• Task to complete: Set down only those lines that fall from the line containing "Rebuild this chart" through the line containing "d3.scaleLinear().domain([0.4, 1.25]).range([mBottom, mTop])", unchanged and without pictures.

• Data supplied:
::::::::

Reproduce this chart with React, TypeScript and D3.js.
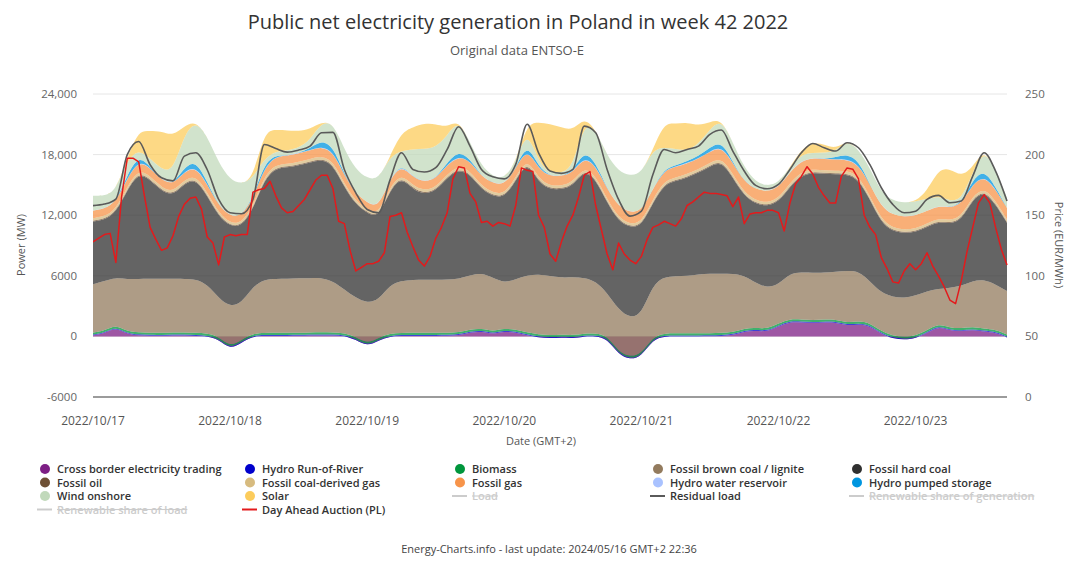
import React from "react";
import * as d3 from "d3";

const WIDTH = 1080;
const HEIGHT = 564;
const FONT = "'Open Sans', 'Noto Sans', sans-serif";

// Hours between area samples (from 2022/10/17 00:00 GMT+2)
const AREA_STEP = 2;
// Hours between price samples
const PRICE_STEP = 1;

const dayTickHours = [0, 24, 48, 72, 96, 120, 144];
const dayTickLabels = ["2022/10/17", "2022/10/18", "2022/10/19", "2022/10/20", "2022/10/21", "2022/10/22", "2022/10/23"];
const powerTicks = [-6000, 0, 6000, 12000, 18000, 24000];
const priceTicks = [0, 50, 100, 150, 200, 250];

// MW, every 2 hours
const crossBorder = [100,300,900,200,100,50,50,100,100,50, 0,-300,-1300,-600,0,50,50,50,50,100, 100,100,50,-300,-1000,-400,0,50,50,50, 50,50,100,400,500,200,500,400,100,-100, -200,-100,-200,0,0,-200,-1800,-2300,-2000,-300, 0,0,0,0,0,50,100,500,560,460, 990,1450,1380,1320,1380,1380,1050,1220,1050,230, -200,-330,-200,330,1000,560,490,660,460,390, -100];
const hydroRoR = [80,80,85,90,95,95,90,90,95,95, 90,85,80,80,85,95,95,95,95,95, 95,95,90,85,80,80,85,90,95,95, 95,95,95,95,90,90,90,90,95,95, 95,95,95,95,95,90,85,80,80,85, 95,95,95,95,95,95,95,90,90,85, 85,90,90,90,90,90,95,95,90,85, 80,80,80,85,90,90,90,95,95,90, 85];
const biomass = [190,190,195,200,210,210,210,205,205,210, 205,200,195,190,195,205,210,210,210,210, 210,210,205,200,195,195,200,205,210,210, 210,210,210,210,205,205,205,205,210,210, 210,210,210,210,205,200,195,190,190,195, 205,210,210,210,210,210,210,205,205,200, 200,205,205,205,205,205,210,210,205,200, 195,190,190,195,200,205,205,210,210,205, 200];
const lignite = [4800,4900,4650,5150,5300,5350,5350,5300,5300,5300, 4850,3830,3940,3630,4680,5290,5350,5350,5400,5350, 5400,5080,4300,3830,4030,3700,4850,5150,5250,5250, 5250,5250,5300,5340,5500,5300,4510,4940,5640,5940, 5870,5600,5770,5500,5180,4220,4170,3850,3880,5150, 5600,5670,5670,5840,5900,5850,5800,5240,4450,4060, 3860,4490,4690,4680,4620,4750,5120,4950,4130,3790, 3830,3860,3960,3860,3420,3960,4190,4520,4880,4460, 4300];
const hardCoal = [6200,6080,6390,8850,10500,9800,8700,8200,9450,9950, 8750,8070,7960,7570,7590,9900,10960,11000,11180,11440, 11720,11550,10100,9240,8910,8150,9350,10300,8950,8460, 8790,10110,10830,10000,8250,8090,8420,9740,11320,9070, 8580,8750,9010,10670,10060,8910,8750,8970,8740,8080, 9150,9410,9740,10060,10600,11160,9510,7850,7820,8080, 8150,8580,9570,9900,9800,9610,9570,9070,8080,6930, 6500,6430,6300,6370,6630,6330,6500,8080,8750,7920, 6750];
const fossilOil = [90,90,90,95,100,100,100,100,100,100, 95,90,90,90,90,100,100,100,100,100, 100,100,95,90,90,90,95,100,100,100, 100,100,100,100,95,95,95,95,100,100, 100,100,100,100,100,95,90,90,90,95, 100,100,100,100,100,100,100,95,95,95, 95,100,100,100,100,100,100,100,95,90, 90,90,90,90,95,95,95,100,100,95, 90];
const coalGas = [240,240,240,250,260,260,250,250,260,260, 250,240,230,230,240,250,260,260,260,260, 260,260,250,240,230,230,240,250,260,260, 260,260,260,260,250,250,250,250,260,260, 260,260,260,260,250,250,240,240,240,250, 260,260,260,260,260,260,260,250,250,250, 250,260,260,260,260,260,260,260,250,240, 240,240,240,240,250,250,250,260,260,250, 240];
const fossilGas = [750,750,750,800,850,800,750,750,800,850, 800,750,700,700,750,800,800,800,850,850, 900,900,850,750,700,700,800,850,850,850, 850,900,950,950,950,950,900,900,950,950, 950,950,950,950,1000,1050,1150,1150,1150,1050, 1050,1050,1050,1050,1100,1100,1100,1100,1100,1100, 1100,1100,1100,1100,1100,1100,1100,1100,1150,1250, 1300,1300,1300,1250,1250,1250,1250,1150,1150,1150, 1150];
const hydroReservoir = [20,20,20,30,40,30,30,30,40,40, 30,20,20,20,20,40,30,30,30,30, 40,40,30,20,20,20,20,30,30,30, 30,30,40,30,20,20,20,20,40,30, 30,30,30,40,30,20,20,20,20,20, 30,30,30,30,40,40,30,20,20,20, 20,20,30,30,30,30,40,30,20,20, 20,20,20,20,30,30,30,30,40,30, 20];
const pumpedStorage = [0,0,0,300,500,100,0,0,400,600, 200,0,0,0,100,400,100,0,0,200, 600,500,100,0,0,0,0,100,0,0, 0,200,500,200,0,0,0,0,500,200, 0,0,100,600,300,0,0,0,0,0, 100,100,200,200,400,500,100,0,0,0, 0,0,0,0,0,200,500,400,0,0, 0,0,0,0,0,0,100,400,600,200, 0];
const windOnshore = [1450,1250,1100,1500,600,800,1000,1300,3300,3900, 4550,4200,3600,3150,1900,500,400,500,500,800, 1780,2370,2460,2360,2400,2740,2200,1250,2750,3240, 3090,2670,3090,1630,1010,610,620,560,1400,400, 300,300,400,2800,3300,3220,3450,3620,3720,3880, 2130,1630,1040,1200,1800,2170,1910,1360,700,530, 460,430,600,500,600,600,1350,1120,1640,1370, 1420,1320,1390,1200,940,650,300,700,2020,1760, 980];
const solar = [0,0,0,200,1900,2700,3800,3500,800,0, 0,0,0,0,0,2700,2100,2000,1650,1100, 0,0,0,0,0,0,0,1850,2160,2550, 2310,830,0,0,0,0,0,0,500,4040, 4840,4510,3650,480,0,0,0,0,0,0, 2470,2480,2800,1820,700,0,0,0,0,0, 0,0,520,1020,850,220,0,0,0,0, 0,0,0,730,2640,3200,2300,540,0,0, 0];
const residualLoad = [12950,13100,13600,18000,19300,17000,15700,15400,17850,18180, 16500,13560,12240,12150,13560,19000,18600,18250,18450,18840, 20160,20200,16530,14220,12570,12240,15500,18180,16530,16270, 16700,18510,20760,18840,16530,15800,15600,17030,21000,18180, 16370,16140,16530,20820,20160,16530,13560,11910,12400,16000, 18510,18180,18510,18840,20000,20430,18350,16370,14950,14620, 15050,16530,18180,19100,18680,18350,19170,18680,17000,14720, 13070,12240,12400,13560,13960,13230,13400,15870,18180,16370, 13400];

// EUR/MWh, hourly
const dayAheadPrice = [
  128,131,134,135,111,165,197,197,194,166,140,130,121,123,133,149,159,164,165,155,132,127,109,132,
  134,133,134,134,169,171,172,178,166,156,152,153,158,163,171,179,183,183,172,145,143,121,104,107,
  110,110,112,119,149,150,152,136,124,113,108,116,131,140,152,180,190,189,168,161,144,145,141,144,
  143,141,158,189,187,186,150,140,118,112,128,141,150,165,183,186,158,138,118,105,127,118,113,110,
  116,130,140,142,145,143,141,147,158,161,165,169,168,168,167,166,157,165,143,151,152,152,154,154,
  152,137,160,176,182,190,184,173,166,160,160,182,189,188,180,150,140,134,115,106,95,94,104,110,
  105,110,119,108,100,91,80,77,96,120,140,160,167,160,140,122,109
];

const seriesKeys = ["crossBorder","hydroRoR","biomass","lignite","hardCoal","fossilOil","coalGas","fossilGas","hydroReservoir","pumpedStorage","windOnshore","solar"];
const seriesData: Record<string, number[]> = { crossBorder, hydroRoR, biomass, lignite, hardCoal, fossilOil, coalGas, fossilGas, hydroReservoir, pumpedStorage, windOnshore, solar };
const seriesColors: Record<string, string> = {
  crossBorder: "#7d1f85",
  hydroRoR: "#0000cc",
  biomass: "#00963c",
  lignite: "#937b5e",
  hardCoal: "#303030",
  fossilOil: "#6e5035",
  coalGas: "#d7bb7f",
  fossilGas: "#f7944a",
  hydroReservoir: "#a9c2ff",
  pumpedStorage: "#0096e0",
  windOnshore: "#c1d9bb",
  solar: "#fccc5c",
};

type LegendItem = { label: string; color: string; kind: "dot" | "line"; hidden?: boolean };
const legendItems: LegendItem[] = [
  { label: "Cross border electricity trading", color: "#7d1f85", kind: "dot" },
  { label: "Hydro Run-of-River", color: "#0000cc", kind: "dot" },
  { label: "Biomass", color: "#00963c", kind: "dot" },
  { label: "Fossil brown coal / lignite", color: "#937b5e", kind: "dot" },
  { label: "Fossil hard coal", color: "#303030", kind: "dot" },
  { label: "Fossil oil", color: "#6e5035", kind: "dot" },
  { label: "Fossil coal-derived gas", color: "#d7bb7f", kind: "dot" },
  { label: "Fossil gas", color: "#f7944a", kind: "dot" },
  { label: "Hydro water reservoir", color: "#a9c2ff", kind: "dot" },
  { label: "Hydro pumped storage", color: "#0096e0", kind: "dot" },
  { label: "Wind onshore", color: "#c1d9bb", kind: "dot" },
  { label: "Solar", color: "#fccc5c", kind: "dot" },
  { label: "Load", color: "#cccccc", kind: "line", hidden: true },
  { label: "Residual load", color: "#5a5a5a", kind: "line" },
  { label: "Renewable share of generation", color: "#cccccc", kind: "line", hidden: true },
  { label: "Renewable share of load", color: "#cccccc", kind: "line", hidden: true },
  { label: "Day Ahead Auction (PL)", color: "#e31a1c", kind: "line" },
];
const legendColX = [45, 250, 460, 658, 857];
const legendRowY = [469, 482.5, 496, 509.5];

const PLOT_LEFT = 93;
const PLOT_RIGHT = 1007;
const PLOT_TOP = 94;
const PLOT_BOTTOM = 397;

function fmtPower(v: number) {
  return Math.abs(v) >= 10000 ? d3.format(",")(v) : String(v);
}

export default function App() {
  const x = d3.scaleLinear().domain([0, 160]).range([PLOT_LEFT, PLOT_RIGHT]);
  const yP = d3.scaleLinear().domain([-6000, 24000]).range([PLOT_BOTTOM, PLOT_TOP]);
  const yE = d3.scaleLinear().domain([0, 250]).range([PLOT_BOTTOM, PLOT_TOP]);

  const rows = crossBorder.map((_, i) => {
    const r: any = { t: i * AREA_STEP };
    seriesKeys.forEach((k) => (r[k] = seriesData[k][i]));
    return r;
  });
  const layers = d3.stack<any>().keys(seriesKeys).order(d3.stackOrderNone).offset(d3.stackOffsetNone)(rows);
  const area = d3
    .area<any>()
    .x((d) => x(d.data.t))
    .y0((d) => yP(d[0]))
    .y1((d) => yP(d[1]))
    .curve(d3.curveBasis);

  const resLine = d3
    .line<number>()
    .x((_, i) => x(i * AREA_STEP))
    .y((d) => yP(d))
    .curve(d3.curveMonotoneX);
  const priceLine = d3
    .line<number>()
    .x((_, i) => x(i * PRICE_STEP))
    .y((d) => yE(d));

  return (
    <div style={{ position: "absolute", left: 0, top: 0 }}>
      <svg width={WIDTH} height={HEIGHT} style={{ display: "block", fontFamily: FONT }}>
        <rect x={0} y={0} width={WIDTH} height={HEIGHT} fill="#ffffff" />
        <defs>
          <clipPath id="plotClip">
            <rect x={PLOT_LEFT} y={PLOT_TOP - 2} width={PLOT_RIGHT - PLOT_LEFT + 1} height={PLOT_BOTTOM - PLOT_TOP + 2} />
          </clipPath>
        </defs>
        <text x={518} y={29} textAnchor="middle" fontSize={20} fill="#333333">
          Public net electricity generation in Poland in week 42 2022
        </text>
        <text x={517} y={55} textAnchor="middle" fontSize={13} fill="#555555">
          Original data ENTSO-E
        </text>

        {/* grid */}
        {powerTicks.filter((v) => v !== -6000).map((v) => (
          <line key={v} x1={PLOT_LEFT} x2={PLOT_RIGHT} y1={yP(v)} y2={yP(v)} stroke="#e6e6e6" strokeWidth={1} />
        ))}

        <g clipPath="url(#plotClip)">
          {layers.map((layer: any) => (
            <path key={layer.key} d={area(layer) || ""} fill={seriesColors[layer.key]} fillOpacity={0.75} stroke="none" />
          ))}
          <path d={resLine(residualLoad) || ""} fill="none" stroke="#5a5a5a" strokeWidth={1.6} />
          <path d={priceLine(dayAheadPrice) || ""} fill="none" stroke="#e31a1c" strokeWidth={1.5} strokeLinejoin="round" />
        </g>

        {/* x axis line */}
        <line x1={PLOT_LEFT} x2={PLOT_RIGHT} y1={PLOT_BOTTOM} y2={PLOT_BOTTOM} stroke="#7a7a7a" strokeWidth={1.5} />

        {/* left ticks */}
        {powerTicks.map((v) => (
          <text key={v} x={77} y={yP(v) + 4} textAnchor="end" fontSize={11.5} fill="#666666">
            {fmtPower(v)}
          </text>
        ))}
        {/* right ticks */}
        {priceTicks.map((v) => (
          <text key={v} x={1025} y={yE(v) + 4} textAnchor="start" fontSize={11.5} fill="#666666">
            {v}
          </text>
        ))}
        {/* x ticks */}
        {dayTickHours.map((h, i) => (
          <text key={h} x={x(h)} y={425} textAnchor="middle" fontSize={12} fill="#555555">
            {dayTickLabels[i]}
          </text>
        ))}

        <text x={541} y={445} textAnchor="middle" fontSize={11} fill="#555555">
          Date (GMT+2)
        </text>
        <text transform={`translate(25,245) rotate(-90)`} textAnchor="middle" fontSize={11} fill="#555555">
          Power (MW)
        </text>
        <text transform={`translate(1055,245) rotate(90)`} textAnchor="middle" fontSize={11} fill="#555555">
          Price (EUR/MWh)
        </text>

        {/* legend */}
        {legendItems.map((it, i) => {
          const cx = legendColX[i % 5];
          const cy = legendRowY[Math.floor(i / 5)];
          const textColor = it.hidden ? "#cccccc" : "#333333";
          return (
            <g key={it.label}>
              {it.kind === "dot" ? (
                <circle cx={cx} cy={cy} r={5} fill={it.color} />
              ) : (
                <line x1={cx - 8} x2={cx + 7} y1={cy} y2={cy} stroke={it.color} strokeWidth={2} />
              )}
              <text
                x={cx + 12}
                y={cy + 4}
                fontSize={11}
                fontWeight={600}
                fill={textColor}
                textDecoration={it.hidden ? "line-through" : undefined}
              >
                {it.label}
              </text>
            </g>
          );
        })}

        <text x={549} y={553} textAnchor="middle" fontSize={11} fill="#444444">
          Energy-Charts.info - last update: 2024/05/16 GMT+2 22:36
        </text>
      </svg>
    </div>
  );
}
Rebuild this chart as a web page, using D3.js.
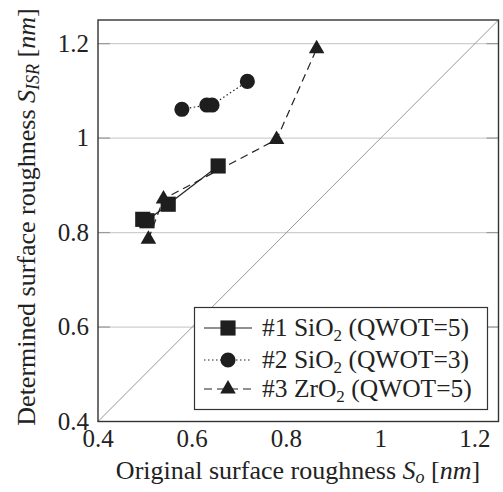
<!DOCTYPE html>
<html>
<head>
<meta charset="utf-8">
<script src="https://cdn.jsdelivr.net/npm/d3@7"></script>
<style>
  body { margin: 0; background: #fff; }
  svg text { font-family: 'Liberation Serif', 'DejaVu Serif', serif; fill: #222; }
</style>
</head>
<body>
<svg id="chart" width="503" height="492"></svg>
<script>
// values
const s1x = [0.495, 0.504, 0.549, 0.655]
const s1y = [0.828, 0.825, 0.86, 0.941]
const s2x = [0.578, 0.631, 0.642, 0.717]
const s2y = [1.061, 1.07, 1.07, 1.12]
const s3x = [0.507, 0.539, 0.779, 0.864]
const s3y = [0.786, 0.871, 0.997, 1.189]
const xTicks = [0.4, 0.6, 0.8, 1, 1.2]
const yTicks = [0.4, 0.6, 0.8, 1, 1.2]
const legendNames = [["#1 SiO", "2", " (QWOT=5)"], ["#2 SiO", "2", " (QWOT=3)"], ["#3 ZrO", "2", " (QWOT=5)"]]

const mLeft = 98, mRight = 498.5, mTop = 20, mBottom = 421.5
const svg = d3.select('#chart')

const x = d3.scaleLinear().domain([0.4, 1.25]).range([mLeft, mRight])
const y = d3.scaleLinear().domain([0.4, 1.25]).range([mBottom, mTop])

// horizontal grid + ticks on both sides
const g = svg.append('g')
const inner = yTicks.filter(d => d > 0.4)
g.append('g').selectAll('line')
    .data(inner)
    .join('line')
    .attr('x1', mLeft).attr('x2', mRight)
    .attr('y1', d => y(d)).attr('y2', d => y(d))
    .attr('stroke', '#cfcfcf').attr('stroke-width', 1.2)
g.append('g').selectAll('line')
    .data(inner)
    .join('line')
    .attr('x1', mLeft).attr('x2', mLeft + 12)
    .attr('y1', d => y(d)).attr('y2', d => y(d))
    .attr('stroke', '#9a9a9a').attr('stroke-width', 1.2)
g.append('g').selectAll('line')
    .data(inner)
    .join('line')
    .attr('x1', mRight - 12).attr('x2', mRight)
    .attr('y1', d => y(d)).attr('y2', d => y(d))
    .attr('stroke', '#9a9a9a').attr('stroke-width', 1.2)

// diagonal y = x
svg.append('line')
    .attr('x1', x(0.4)).attr('y1', y(0.4))
    .attr('x2', x(1.25)).attr('y2', y(1.25))
    .attr('stroke', '#999').attr('stroke-width', 1)

// axis box
svg.append('rect')
    .attr('x', mLeft).attr('y', mTop)
    .attr('width', mRight - mLeft).attr('height', mBottom - mTop)
    .attr('fill', 'none').attr('stroke', '#333').attr('stroke-width', 1.4)

const fmt = d => d === 1 ? '1' : String(d)

svg.append('g').selectAll('text')
    .data(xTicks)
    .join('text')
    .attr('x', d => x(d)).attr('y', 447)
    .attr('text-anchor', 'middle')
    .attr('font-size', 25)
    .text(fmt)

svg.append('g').selectAll('text')
    .data(yTicks)
    .join('text')
    .attr('x', 89).attr('y', d => y(d) + 8)
    .attr('text-anchor', 'end')
    .attr('font-size', 25)
    .text(fmt)

// axis titles
const xt = svg.append('text')
    .attr('x', 298).attr('y', 479)
    .attr('text-anchor', 'middle')
    .attr('font-size', 26)
xt.append('tspan').text('Original surface roughness ')
xt.append('tspan').attr('font-style', 'italic').text('S')
xt.append('tspan').attr('font-style', 'italic').attr('font-size', 18).attr('dy', 4).text('o')
xt.append('tspan').attr('dy', -4).text(' [')
xt.append('tspan').attr('font-style', 'italic').text('nm')
xt.append('tspan').text(']')

const yt = svg.append('text')
    .attr('transform', 'translate(35,217) rotate(-90)')
    .attr('text-anchor', 'middle')
    .attr('font-size', 26)
yt.append('tspan').text('Determined surface roughness ')
yt.append('tspan').attr('font-style', 'italic').text('S')
yt.append('tspan').attr('font-style', 'italic').attr('font-size', 18).attr('dy', 4).text('ISR')
yt.append('tspan').attr('dy', -4).text(' [')
yt.append('tspan').attr('font-style', 'italic').text('nm')
yt.append('tspan').text(']')

// series
const series = [
    {xs: s1x, ys: s1y, dash: null, mark: d3.symbolSquare, size: 230},
    {xs: s2x, ys: s2y, dash: '1.5,2.5', mark: d3.symbolCircle, size: 180},
    {xs: s3x, ys: s3y, dash: '8,5', mark: d3.symbolTriangle, size: 105}
]
const line = d3.line().x(d => x(d[0])).y(d => y(d[1]))

series.forEach(s => {
    const pts = s.xs.map((v, i) => [v, s.ys[i]])
    svg.append('path')
        .attr('d', line(pts))
        .attr('fill', 'none')
        .attr('stroke', '#222')
        .attr('stroke-width', 1.2)
        .attr('stroke-dasharray', s.dash)
    svg.append('g').selectAll('path')
        .data(pts)
        .join('path')
        .attr('transform', d => `translate(${x(d[0])},${y(d[1])})`)
        .attr('d', d3.symbol(s.mark, s.size))
        .attr('fill', '#1e1e1e')
})

// legend
const lg = svg.append('g')
lg.append('rect')
    .attr('x', 194.5).attr('y', 307.5)
    .attr('width', 293).attr('height', 102)
    .attr('fill', '#fff').attr('stroke', '#333').attr('stroke-width', 1.2)
const rowY = [328, 360, 389]
series.forEach((s, i) => {
    const ry = rowY[i]
    lg.append('line')
        .attr('x1', 204).attr('x2', 252)
        .attr('y1', ry).attr('y2', ry)
        .attr('stroke', '#222').attr('stroke-width', 1.2)
        .attr('stroke-dasharray', s.dash)
    lg.append('path')
        .attr('transform', `translate(228,${ry})`)
        .attr('d', d3.symbol(s.mark, s.size))
        .attr('fill', '#1e1e1e')
    const t = lg.append('text')
        .attr('x', 262).attr('y', ry + 8)
        .attr('font-size', 25.5)
    t.append('tspan').text(legendNames[i][0])
    t.append('tspan').attr('font-size', 17).attr('dy', 5).text(legendNames[i][1])
    t.append('tspan').attr('dy', -5).text(legendNames[i][2])
})
</script>
</body>
</html>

::::::::

• Complete output:
Rebuild this chart as a web page, using D3.js.
<!DOCTYPE html>
<html>
<head>
<meta charset="utf-8">
<script src="https://cdn.jsdelivr.net/npm/d3@7"></script>
<style>
  body { margin: 0; background: #fff; }
  svg text { font-family: 'Liberation Serif', 'DejaVu Serif', serif; fill: #222; }
</style>
</head>
<body>
<svg id="chart" width="503" height="492"></svg>
<script>
// values
const s1x = [0.495, 0.504, 0.549, 0.655]
const s1y = [0.828, 0.825, 0.86, 0.941]
const s2x = [0.578, 0.631, 0.642, 0.717]
const s2y = [1.061, 1.07, 1.07, 1.12]
const s3x = [0.507, 0.539, 0.779, 0.864]
const s3y = [0.786, 0.871, 0.997, 1.189]
const xTicks = [0.4, 0.6, 0.8, 1, 1.2]
const yTicks = [0.4, 0.6, 0.8, 1, 1.2]
const legendNames = [["#1 SiO", "2", " (QWOT=5)"], ["#2 SiO", "2", " (QWOT=3)"], ["#3 ZrO", "2", " (QWOT=5)"]]

const mLeft = 98, mRight = 498.5, mTop = 20, mBottom = 421.5
const svg = d3.select('#chart')

const x = d3.scaleLinear().domain([0.4, 1.25]).range([mLeft, mRight])
const y = d3.scaleLinear().domain([0.4, 1.25]).range([mBottom, mTop])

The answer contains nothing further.